All his hard work paid off by 1939 when his first photo story was published in Picture Post, after he had been working in the darkrooms of the Pix agency and LIFE for a few years. During World War II, Capa worked for the US Army Air Corps Photo-Intelligence Unit and the Army Air Corps’s public relations department. In 1946, he became a staff photographer at LIFE, based mainly in the American Midwest, and covered some three hundred assignments over the next three years. He was the magazine’s resident photographer in England for two years, after which he returned to the United States, to produced some of his most well-known photo essays, on subjects such as Adlai Stevenson’s presidential campaign and a thought-provoking study of the education of mentally retarded children.

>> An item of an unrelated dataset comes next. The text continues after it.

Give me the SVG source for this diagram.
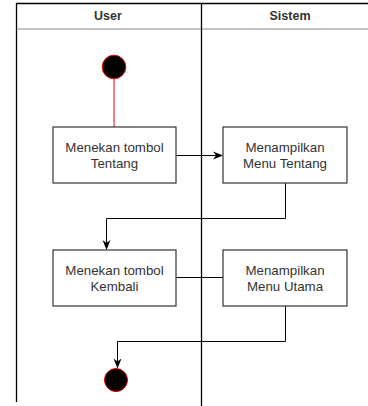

Upon Robert Capa’s death in 1954, Capa left LIFE to continue his brother’s work at Magnum, the international cooperative photography agency co-founded in 1947 by Robert Capa, Henri Cartier-Bresson, Chim (David Seymour), and George Rodger. Over the next twenty years, Capa photographed many important stories for Magnum, including the activities of the Perón government in Argentina; the Democratic National Conventions of 1956, 1960 and 1968; and John F. Kennedy’s first hundred days in office.
Capa’s photographic production slowed in the mid-1970s as he devoted himself more to the care and promotion of other photographers’ work through his International Fund for Concerned Photography. By 1964, he organized the exhibition entitled “The Concerned Photographer”. He choose the phrase “concerned photographer” to describe those photographers who demonstrated in their work a humanitarian impulse to use pictures to educate and more importantly to change the world, not just to record it. This exhibition led to the establishment of the International Center of Photography, an organization dedicated to the support of photography as a means of communication and creative expression, and to the preservation of photographic archives as a vital component of twentieth-century history. Capa received ICP’s Lifetime Achievement Award in 1995 and served as ICP’s Director Emeritus few many years up until his death in 2008 where he died in New York City on May 23rd of natural causes at the age of 90, two days short of the 54th anniversary of his brother’s death.
Cornell Capa’s driving passion and hunger for striving to achieve ‘peace’ with his photographs won’t be forgotten, their always seems to be a consistence to his work, with a clear subject matter and a strong composition that has been considered at times to be quite electric and bold. “I am not an artist, and I never intended to be one, I hope I have made some good photographs, but what I really hope is that I have done some good photo stories with memorable images that make a point, and, perhaps, even make a difference.” – extract from 1992 book ‘Cornell Capa: Photographs.’